Grand dictionnaire universel du XIXe siècle/CASSAGNE ou CASSAIGNE (l’abbé Jacques), littérateur français

Administration du grand dictionnaire universel (3, part. 2p. 498).

CASSAGNE ou CASSAIGNE (l’abbé Jacques), littérateur français, né à Nîmes en 1636, mort en 1679. Il rédigea d’abord des canevas de sermons pour les prédicateurs, composa ensuite de fort médiocres poésies, qui lui ouvrirent les portes de l’Académie française, où il remplaça Saint-Amand (1662). Il fut nommé par Colbert garde de la bibliothèque du roi et membre de l’Académie des inscriptions. Désigné pour prêcher à la cour, il n’osa monter en chaire, intimidé par le trait que lui avait décoché Boileau dans ces trois vers :

Moi qui ne compte rien, ni le vin ni la chère,
Si l'on n’est plus à l’aise assis en un festin
Qu’aux sermons de Cassagne ou de l’abbé Cotin.

On prétend même que de nouvelles moqueries du cruel satirique égarèrent sa raison, et qu’on fut obligé de l’enfermer au couvent de Saint-Lazare, où il termina sa vie ; mais ce fait a été contesté, Pour donner une idée du poëte, nous citerons de lui cette pièce, qui a pour titre : Vers sur la mort, et qui a paru dans l’Élite de poésies fugitives ;

Roses en qui je vois paraître
Un éclat si vif et si doux,
Vous mourrez bientôt ; mais peut-être
Je dois mourir plus tôt que vous.

La Mort, que mon âme redoute,
Peut m’arriver incessamment,
Vous mourrez en un jour, sans doute,
Et moi peut-être en un moment.

Si Cassagne ne s’éleva jamais au-dessus de la médiocrité et comme poète et comme orateur de la chaire, on ne saurait lui contester toutefois une érudition solide et variée. Fort apprécié de Colbert et ami de Chapelain, il reçut une pension de 1,500 livres et fut un des beaux esprits du temps les mieux rentés. Dans son poème de Henri IV, qui lui conquit surtout la faveur du ministre, on trouve ces deux vers dont Voltaire s’est approprié le dernier dans sa Henriade ;

Lorsque après cent combats je possédai la France
Et par droit de conquête et par droit de naissance.

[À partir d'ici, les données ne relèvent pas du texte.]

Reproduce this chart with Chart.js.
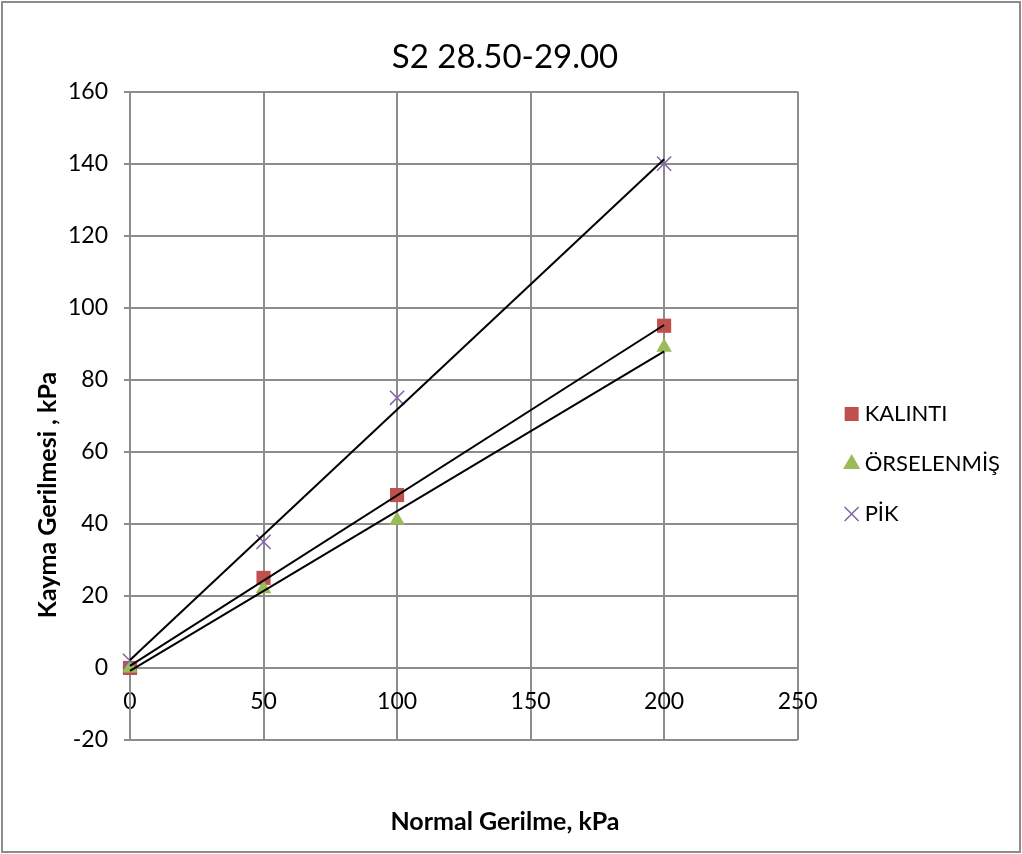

Outre la préface des œuvres de Balzac, édition de 1665, Cassagne a publié : Traité de morale sur la valeur (Paris, 1674, in-12) ; une traduction des Dialogues de l’orateur, de Gicéron, sous le titre de Rhétorique de Cicéron (Paris, 1673, in-8o) : une traduction de Salluste : Histoire de la guerre des Romains (Paris, 1675, in-8o), en tête de laquelle on trouve sous forme de discours préliminaire, une dissertation sur l’art d’écrire l’histoire, etc. En dépit d’un savoir incontestable et d’un bon jugement, Cassagne, par le fait d’une boutade de Boileau, se trouve pour jamais classé parmi les immortels voués à la célébrité du ridicule-.